Since Mr. Trump never spelled it out, two branches of his MAGA coalition are fighting it out. On one side, it’s Silicon Valley MAGA. On the other, a core of long-time Trump supporters I’ll call Nativist MAGA.

One side wants to Make American Great Again by making American immigration a lot more like Canadian immigration – or at least Canadian immigration before the Trudeau era, with a focus on skilled economic immigrants. And the other side of MAGA wants less immigration, period.

Is stopping immigration, illegal or legal, the only way to MAGA? Or is reforming and refocusing the immigration system also MAGA-approved?

All parts of Mr. Trump’s movement agree on the need for more border security and less unauthorized immigration. But for Nativist MAGA, immigration itself is a problem. They hope to see fewer foreigners becoming Americans, and possibly none.

That is not, however, how Silicon Valley MAGA sees things. On Nov. 14, venture capitalist Sriram Krishnan posted on X that he hoped there would be reforms to “unlock skilled immigration.” It’s a boringly standard position for a tech bro.

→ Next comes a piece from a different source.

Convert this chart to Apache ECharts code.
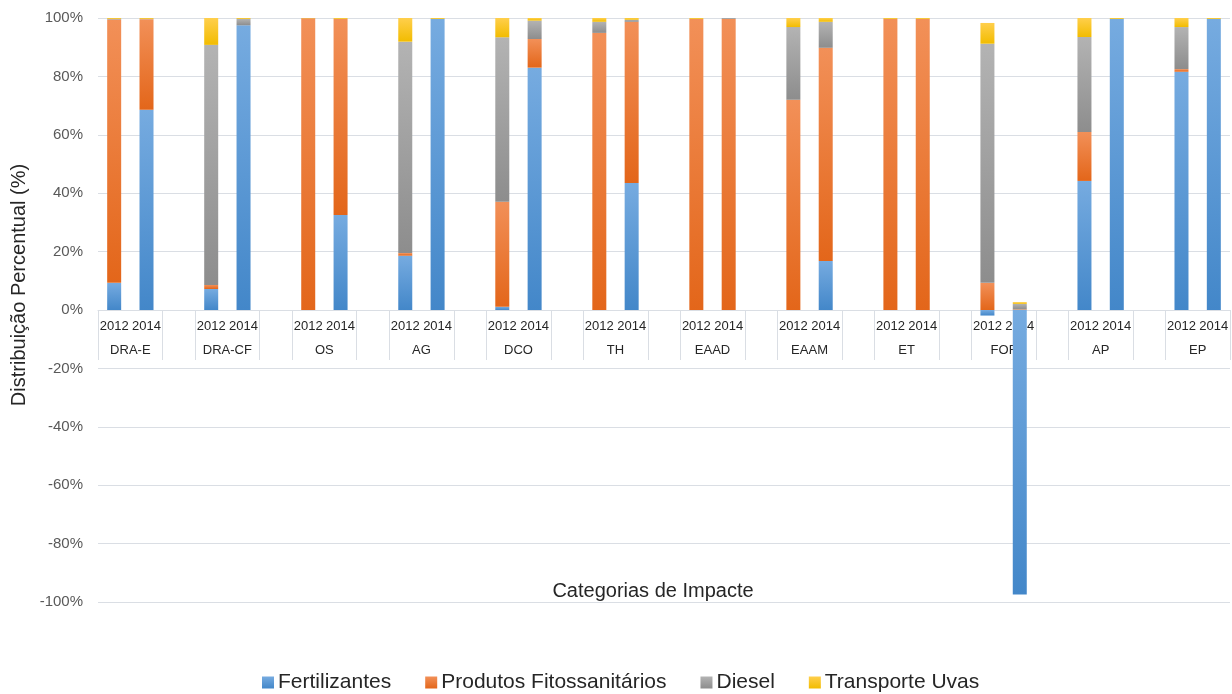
<!DOCTYPE html>
<html>
<head>
<meta charset="utf-8">
<script src="https://cdn.jsdelivr.net/npm/echarts@6/dist/echarts.min.js"></script>
<style>
  html, body { margin: 0; padding: 0; background: #ffffff; }
  #chart { width: 1232px; height: 694px; }
</style>
</head>
<body>
<div id="chart"></div>
<script>
// Impact categories and the two assessed years
const groups = ['DRA-E', 'DRA-CF', 'OS', 'AG', 'DCO', 'TH', 'EAAD', 'EAAM', 'ET', 'FOF', 'AP', 'EP'];
const years = ['2012', '2014'];

// Percentage contribution of each input, listed group by group (2012, 2014)
const fertilizantes = [9.3, 68.6, 7.2, 97.5, 0, 32.5, 18.6, 99.7, 1.1, 83.0, 0, 43.5, 0, 0, 0, 16.8, 0, 0, -1.9, -97.4, 44.2, 99.7, 81.6, 99.7];
const produtos      = [90.2, 31.0, 1.4, 0, 99.9, 67.2, 0.9, 0, 36.0, 9.8, 94.9, 55.2, 99.7, 99.7, 72.0, 73.0, 99.7, 99.7, 9.3, 0.2, 16.8, 0, 0.9, 0];
const diesel        = [0.2, 0.1, 82.2, 2.2, 0, 0, 72.4, 0, 56.3, 6.3, 3.8, 0.7, 0, 0.3, 24.9, 8.9, 0, 0, 81.9, 1.9, 32.5, 0, 14.4, 0];
const transporte    = [0.3, 0.3, 9.2, 0.3, 0.1, 0.3, 8.1, 0.3, 6.6, 0.9, 1.3, 0.6, 0.3, 0, 3.1, 1.3, 0.3, 0.3, 7.1, 0.6, 6.5, 0.3, 3.1, 0.3];

const yTicks = { min: -100, max: 100, step: 20 };

// Category axis: 2012, 2014 and an empty spacer slot between impact groups
const categories = [];
const categoryGroup = [];
const slotIndex = [];
groups.forEach((g, gi) => {
  years.forEach((y) => {
    slotIndex.push(categories.length);
    categories.push(y);
    categoryGroup.push(g);
  });
  if (gi < groups.length - 1) {
    categories.push('');
    categoryGroup.push('');
  }
});

function spread(values) {
  const out = new Array(categories.length).fill(null);
  values.forEach((v, i) => { out[slotIndex[i]] = v; });
  return out;
}

const chartWidth = 1232, chartHeight = 694;
const gridLeft = 98, gridRight = 2, gridTop = 18, gridBottom = 92;
const slot = (chartWidth - gridLeft - gridRight) / categories.length;
// distance from the bottom of the plot up to the zero line
const plotHeight = chartHeight - gridTop - gridBottom;
const zeroOffset = plotHeight * (0 - yTicks.min) / (yTicks.max - yTicks.min);

function grad(top, bottom) {
  return new echarts.graphic.LinearGradient(0, 0, 0, 1, [
    { offset: 0, color: top },
    { offset: 1, color: bottom }
  ]);
}

const fontFamily = "'Liberation Sans', Arial, sans-serif";
const lineColor = '#dadee4';

const seriesDefs = [
  { name: 'Fertilizantes', data: fertilizantes, color: grad('#76abe0', '#4387c9') },
  { name: 'Produtos Fitossanitários', data: produtos, color: grad('#f29058', '#e3661a') },
  { name: 'Diesel', data: diesel, color: grad('#b3b3b3', '#8d8d8d') },
  { name: 'Transporte Uvas', data: transporte, color: grad('#ffcf4c', '#f2bc00') }
];

const chart = echarts.init(document.getElementById('chart'), null, { renderer: 'canvas' });

chart.setOption({
  animation: false,
  backgroundColor: '#ffffff',
  textStyle: { fontFamily: fontFamily },
  grid: { left: gridLeft, right: gridRight, top: gridTop, bottom: gridBottom, containLabel: false },
  legend: {
    top: 672,
    left: 262,
    padding: 0,
    itemWidth: 12,
    itemHeight: 12,
    itemGap: 34,
    icon: 'rect',
    textStyle: { fontSize: 21, color: '#262626', fontFamily: fontFamily, padding: [0, 0, 0, -1] },
    data: seriesDefs.map(s => s.name)
  },
  xAxis: {
    type: 'category',
    position: 'bottom',
    offset: -zeroOffset,
    data: categories,
    axisLine: { onZero: false, lineStyle: { color: lineColor, width: 1 } },
    axisTick: {
      show: true,
      length: 50,
      interval: (i, v) => v !== '2014',
      lineStyle: { color: lineColor, width: 1 }
    },
    axisLabel: {
      interval: 0,
      margin: 4,
      fontSize: 13,
      lineHeight: 24,
      color: '#262626',
      fontFamily: fontFamily,
      formatter: (value, idx) => {
        if (value === '2012') return '2012\n{g|' + categoryGroup[idx] + '}';
        return value;
      },
      rich: {
        g: { fontSize: 13, lineHeight: 24, color: '#262626', fontFamily: fontFamily, padding: [0, 0, 0, slot] }
      }
    },
    splitLine: { show: false }
  },
  yAxis: {
    type: 'value',
    min: yTicks.min,
    max: yTicks.max,
    interval: yTicks.step,
    axisLine: { show: false },
    axisTick: { show: false },
    axisLabel: { formatter: '{value}%', fontSize: 15, color: '#595959', margin: 15, fontFamily: fontFamily },
    splitLine: { lineStyle: { color: lineColor, width: 1 } }
  },
  graphic: [
    {
      type: 'text',
      x: 19, y: 285,
      rotation: Math.PI / 2,
      style: {
        text: 'Distribuição Percentual (%)',
        fontSize: 20,
        fontFamily: fontFamily,
        fill: '#262626',
        align: 'center',
        verticalAlign: 'middle'
      }
    },
    {
      type: 'text',
      x: 653, y: 591,
      style: {
        text: 'Categorias de Impacte',
        fontSize: 20,
        fontFamily: fontFamily,
        fill: '#262626',
        align: 'center',
        verticalAlign: 'middle'
      }
    }
  ],
  series: seriesDefs.map(s => ({
    name: s.name,
    type: 'bar',
    stack: 'total',
    barWidth: 14,
    itemStyle: { color: s.color },
    emphasis: { disabled: true },
    data: spread(s.data)
  }))
});
</script>
</body>
</html>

But just before Christmas, Mr. Trump named Mr. Krishnan to the position of White House policy adviser on artificial intelligence – and an online fight started.

“The tech billionaires don’t get to just walk inside Mar-a-Lago and stroke their massive checkbooks and rewrite our immigration policy so they can have unlimited slave labourers from India and China who never assimilate,” Nativist MAGAite Laura Loomer tweeted to her 1.4 million followers. “I don’t care about being called ‘racist’ by people who don’t have the best interest of the American worker in mind.”

She also said she wanted “the original MAGA policies I voted for.” In her view, that means Mr. Trump ensuring that a lot fewer non-Americans come to America, full stop.

On the other side of the debate is Elon Musk, the tech centi-billionaire who Mr. Trump named to co-head a new “Department of Government Efficiency.” He has very different ideas about what MAGA immigration policy should be.

On X, the platform he owns, Mr. Musk wrote that “the fundamental limiting factor” in the American tech industry is “a permanent shortage of excellent engineering talent.” Arguing for more visas and immigration places for highly-educated workers, the immigrant from South Africa via Canada later added that “it comes down to this: do you want America to WIN or do you want America to LOSE. If you force the world’s best talent to play for the other side, America will LOSE. End of story.”

The intra-MAGA debate focused narrowly on a type of temporary work permit used mostly by the tech industry, known as the H1-B visa. Only 85,000 are available each year, each valid for up to six years, and demand widely exceeds supply. In 2023, the average salary of for an H1-B visa holder was US$118,000, or double the income of the average U.S. household.

Silicon Valley MAGA wants more H1-B visas, and more highly-skilled immigration generally, for economic reasons. Nativist MAGA wants less immigration, of all types, for cultural reasons.

Which side is going to win? Silicon Valley, probably. Last week, Mr. Trump came out and took Mr. Musk’s side – sort of.

“I have many H-1B visas on my properties,” the president-elect told The New York Post. “I’ve been a believer in H-1B. I have used it many times. It’s a great program.”

Over the years, Mr. Trump has often praised immigration programs that bring in skilled and educated immigrants. Early in his first term, he repeatedly called for the U.S. to move to a Canadian-inspired points system to choose economic immigrants.

However, as is par for the course with Mr. Trump, his words and his actions tend to work different sides of the street. According to an analysis by The New York Times, his businesses have rarely used the high-wage H1-B program. Instead, over the last 20 years, he has employed more than 1,000 foreign workers through the low-wage H-2 program, which brings temporary workers such as gardeners and housekeepers.

Mr. Trump’s business practices may be the opposite of what most voters want, but his words, and those of Mr. Musk, are closer to what Americans of all stripes say they would prefer.

Democratic and Republican voters are far apart on immigration, except on two crucial questions. A Pew Research Center poll released during the election found that 96 per cent of Trump voters were in favour of “improving security along the country’s borders,” but so were a whopping 80 per cent of Kamala Harris voters. The poll also found that 87 per cent of Harris voters favoured “admitting more high-skilled immigrants” – as did 71 per cent of Trump voters.

The Musk position – less illegal immigration, less immigration by people with high-school educations, but more immigration by the world’s brightest engineers, computer scientists and other skilled workers – is popular with voters. It also makes a lot of economic sense.